1 Daniel R Fusfeld, The Age of the Economist, Glenview, 1966, chapter 1, quoted in Roelf Haan, The Economics of Honour: Biblical Reflections on Money and Property, Geneva: WCC Publications, 1988, p 2.
2 This dichotomy of public/private and facts/values in western culture is discussed by Lesslie Newbigin in The Other Side of 1984, Geneva: WCC, 1983, pp 17-25, and Foolishness to the Greek, Grand Rapids: Eerdmans, 1986, pp 15-41.
3 So strong is the conviction of our culture that personal happiness is the whole point of human life that not a few Christians would be surprised to hear that it is not gospel. The situation is compounded by preachers who ‘sell’ the gospel on the basis that Jesus will make you happy.
4 Exodus 22.25. Other passages with similar sentiments are Leviticus 25:35-38; Deuteronomy 12: 7-11; 15: 13-14; 23: 19-20.
5 Leviticus 25: 35-38
6 This understanding of how the people of God are to behave toward their neighbours is found again in Psalm 15. The psalm begins with the question: “O Lord, who may abide in your tent? Who may dwell on your holy hill?” It then goes on to answer its own question. The person who may dwell on the Lord’s holy hill is the person who walks blamelessly, who does what is right, who speaks the truth, and so on. Then in verse 5 we read: “who does not lend money at interest”, that is, the person who meets the requirements for dwelling on God’s holy hill is one who makes free of interest loans to neighbours in distress.

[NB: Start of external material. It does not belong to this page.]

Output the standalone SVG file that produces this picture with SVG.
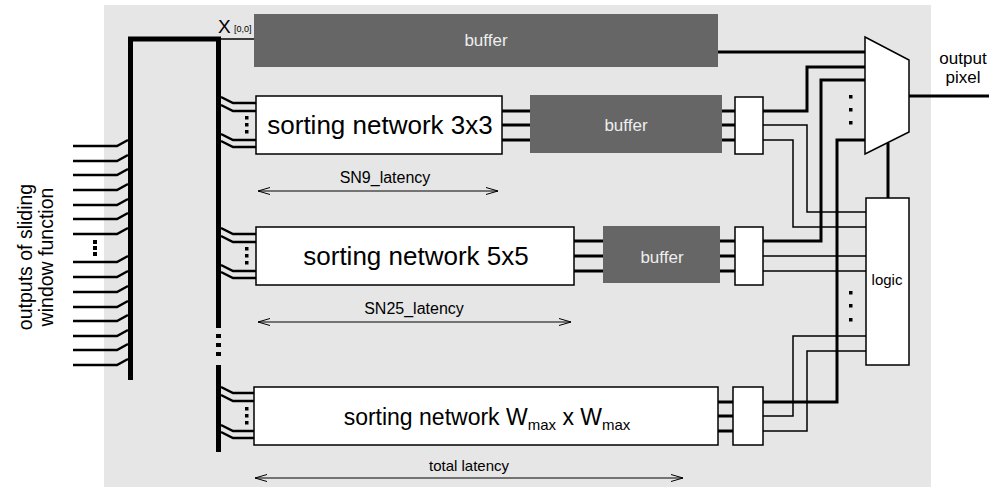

As a qualification for dwelling on the Lord’s holy hill not lending money at interest strikes us as somewhat strange. More than that, in our world of commercial banking it raises disturbing questions. If only the person who doesn’t lend money at interest can dwell on God’s holy hill, where does that leave us with all our interest bearing accounts? The NIV reading here, “who lends his money without usury”, is no solution. If the issue is usury — that is, excessive interest — then we have to decide the level at which ‘excessive’ cuts in, so that we can be sure to lend only at levels below that. But what is excessive? Would God be comfortable with 20%? Or would he allow only 10%? Maybe if we didn’t lend above market rates we could still abide in his tent!